Introduction to Cloud Data Fusion networking

This page provides background information about connecting to your data sources from public or private Cloud Data Fusion instances from design and execution environments.

Before you begin

Networking in Cloud Data Fusion requires a basic understanding of the following:

Tenant project

Cloud Data Fusion creates a tenant project that holds the resources and services needed to manage pipelines on your behalf, such as when it runs pipelines on the Dataproc clusters that reside in your customer project.

The tenant project isn't exposed to you directly, but when you create a private instance, you use the project's name to set up VPC peering. Each private instance in the tenant project has its own VPC network and subnet.

The project can have multiple Cloud Data Fusion instances. You manage the resources and services it holds when you access an instance in the Cloud Data Fusion UI or Google Cloud CLI.
For more information, see the Service Infrastructure documentation about tenant projects.

Customer project

The customer creates and owns this project. By default, Cloud Data Fusion creates an ephemeral Dataproc cluster in this project to run your pipelines.

Cloud Data Fusion instance

A Cloud Data Fusion instance is a unique deployment of Cloud Data Fusion, where you design and execute pipelines. You can create multiple instances in a single project and specify the Google Cloud region in which to create the Cloud Data Fusion instances. Based on your requirements and cost constraints, you can create an instance that uses the Developer, Basic, or Enterprise edition of Cloud Data Fusion. Each instance contains a unique, independent Cloud Data Fusion deployment that contains a set of services that handle pipeline lifecycle management, orchestration, coordination, and metadata management. These services run using long-running resources in a tenant project.

Network diagram

The following diagram shows the connections when you build data pipelines that extract, transform, blend, aggregate, and load data from various on-premises and cloud data sources.

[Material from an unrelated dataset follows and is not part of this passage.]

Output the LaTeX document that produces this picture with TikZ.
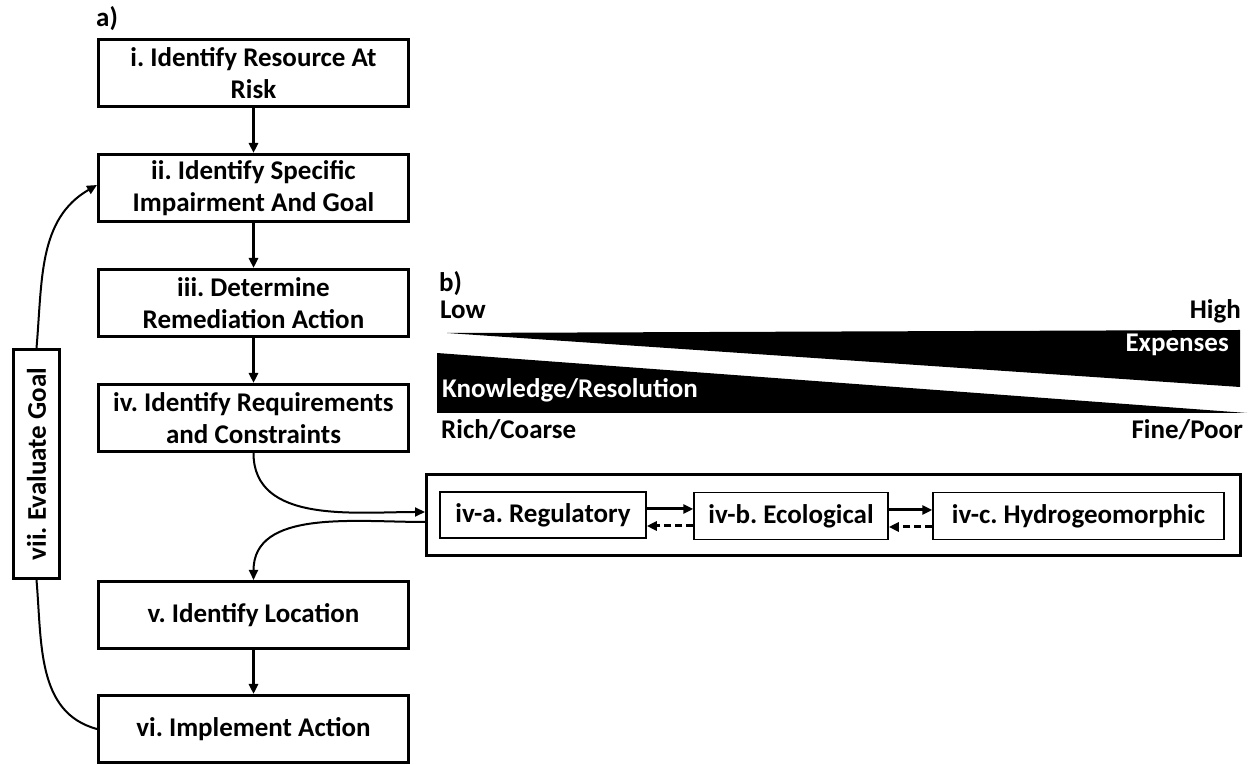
\documentclass[tikz,border=0pt]{standalone}
\usepackage{fontspec}
\setmainfont{Carlito}
\frenchspacing
\usetikzlibrary{arrows.meta}
\tikzset{
  mainbox/.style={draw, line width=3pt, minimum width=310pt, minimum height=67pt, align=center, inner sep=2pt, font=\bfseries\fontsize{27}{32}\selectfont},
  subbox/.style={draw, line width=1.5pt, minimum height=46pt, inner sep=2pt, font=\bfseries\fontsize{27}{30}\selectfont},
  lbl/.style={inner sep=0pt, font=\bfseries\fontsize{27}{30}\selectfont},
  flow/.style={line width=2.5pt, -{Triangle[length=10pt,width=9pt]}},
  curve/.style={line width=2pt},
  small/.style={line width=3pt, -{Triangle[length=10pt,width=9pt]}},
}
\begin{document}
\begin{tikzpicture}[x=1pt,y=1pt]
\useasboundingbox (0,0) rectangle (1252,765);
% left flow
\node[mainbox] (i) at (253.5,691.5) {i. Identify Resource At\\Risk};
\node[mainbox] (ii) at (253.5,577) {ii. Identify Specific\\Impairment And Goal};
\node[mainbox] (iii) at (253.5,462) {iii. Determine\\Remediation Action};
\node[mainbox] (iv) at (253.5,347) {iv. Identify Requirements\\and Constraints};
\node[mainbox] (v) at (253.5,150) {v. Identify Location};
\node[mainbox] (vi) at (253.5,36) {vi. Implement Action};
\node[draw, line width=3pt, rotate=90, minimum width=229pt, minimum height=46pt, inner sep=2pt, font=\bfseries\fontsize{27}{30}\selectfont] (vii) at (36.5,301) {vii. Evaluate Goal};
\node[lbl, anchor=base west] (la) at (96,738) {a)};
% arrows
\draw[flow] (i) -- (ii);
\draw[flow] (ii) -- (iii);
\draw[flow] (iii) -- (iv);
\draw[flow] (v) -- (vi);
\draw[curve, -{Triangle[length=10pt,width=9pt]}] (vii.east) to[out=85,in=210] ([yshift=3pt]ii.west);
\draw[curve] (vii.west) to[out=-85,in=165] (vi.west);
% b)
\node[lbl, anchor=base west] (lb) at (439,473) {b)};
\node[lbl, anchor=base west] (low) at (440,446) {Low};
\node[lbl, anchor=base east] (high) at (1241,446) {High};
\fill (447,432) -- (1240,435) -- (1240,378) -- cycle;
\fill (437,412) -- (437,352) -- (1247,352) -- cycle;
\node[lbl, anchor=base east, text=white] (exp) at (1229,413) {Expenses};
\node[lbl, anchor=base west, text=white] (kr) at (442,367) {Knowledge/Resolution};
\node[lbl, anchor=base west] (rc) at (441,326) {Rich/Coarse};
\node[lbl, anchor=base east] (fp) at (1243,326) {Fine/Poor};
% requirement box
\node[draw, line width=3pt, minimum width=814pt, minimum height=81pt] (big) at (833.5,250) {};
\node[subbox, minimum width=206pt] (a) at (543,250) {iv-a. Regulatory};
\node[subbox, minimum width=194pt, minimum height=47pt] (b) at (791,249) {iv-b. Ecological};
\node[subbox, minimum width=291pt, minimum height=47pt] (c) at (1078.5,249) {iv-c. Hydrogeomorphic};
\draw[small] ([yshift=6pt]a.east) -- ([yshift=6pt]a.east -| b.west);
\draw[small, dash pattern=on 7pt off 4pt] ([yshift=-11pt]a.east -| b.west) -- ([yshift=-11pt]a.east);
\draw[small] ([yshift=6pt]b.east) -- ([yshift=6pt]b.east -| c.west);
\draw[small, dash pattern=on 7pt off 4pt] ([yshift=-11pt]b.east -| c.west) -- ([yshift=-11pt]b.east);
\draw[curve, -{Triangle[length=10pt,width=9pt]}] (iv.south) to[out=-90,in=180] ([yshift=3pt]big.west);
\draw[curve, -{Triangle[length=10pt,width=9pt]}] ([yshift=-7pt]big.west) to[out=180,in=90] (v.north);
\end{tikzpicture}
\end{document}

In Cloud Data Fusion versions 6.4 and later, see the diagrams for controlling egress in a private instance and connecting to a public source.

For versions earlier than 6.4, the following system architecture diagram shows how Cloud Data Fusion connects with data sources from services like Preview or Wrangler in a tenant project and Dataproc in a customer project.

Cloud Data Fusion network diagram

Pipeline design and execution

Cloud Data Fusion provides separation of design and execution environments, which lets you design a pipeline once, and then execute it in multiple environments. The design environment resides in the tenant project, while the execution environment is in one or more customer projects.

Example: You design your pipeline using Cloud Data Fusion services, such as Wrangler and Preview. Those services run in the tenant project, where access to data is controlled by the Google-managed Cloud Data Fusion Service Agent role. You then execute the pipeline in your customer project so that it uses your Dataproc cluster. In the customer project, the default Compute Engine service account controls access to data. You can configure your project to use a custom service account.

For more information about configuring service accounts, see Cloud Data Fusion service accounts.

Design environment

When you create a Cloud Data Fusion instance in your customer project, Cloud Data Fusion automatically creates a separate, Google-managed tenant project to run the services required to manage the lifecycle of pipelines and metadata, the Cloud Data Fusion UI, and design-time tools like Preview and Wrangler.

DNS resolution in Cloud Data Fusion

To resolve domain names in your design-time environment when you wrangle and preview the data that you're transferring into Google Cloud, use DNS Peering (available starting in Cloud Data Fusion 6.7.0). It lets you use domain or hostnames for sources and sinks, which you don't need to reconfigure as often as IP addresses.

DNS resolution is recommended in your design-time environment in Cloud Data Fusion, when you test connections and preview pipelines that use domain names of on-premises or other servers (such as databases or FTP servers), in a private VPC network.

For more information, see DNS Peering and Cloud DNS Forwarding.

Execution environment

After you verify and deploy your pipeline in an instance, you either execute the pipeline manually, or it executes on a time schedule or a pipeline state trigger.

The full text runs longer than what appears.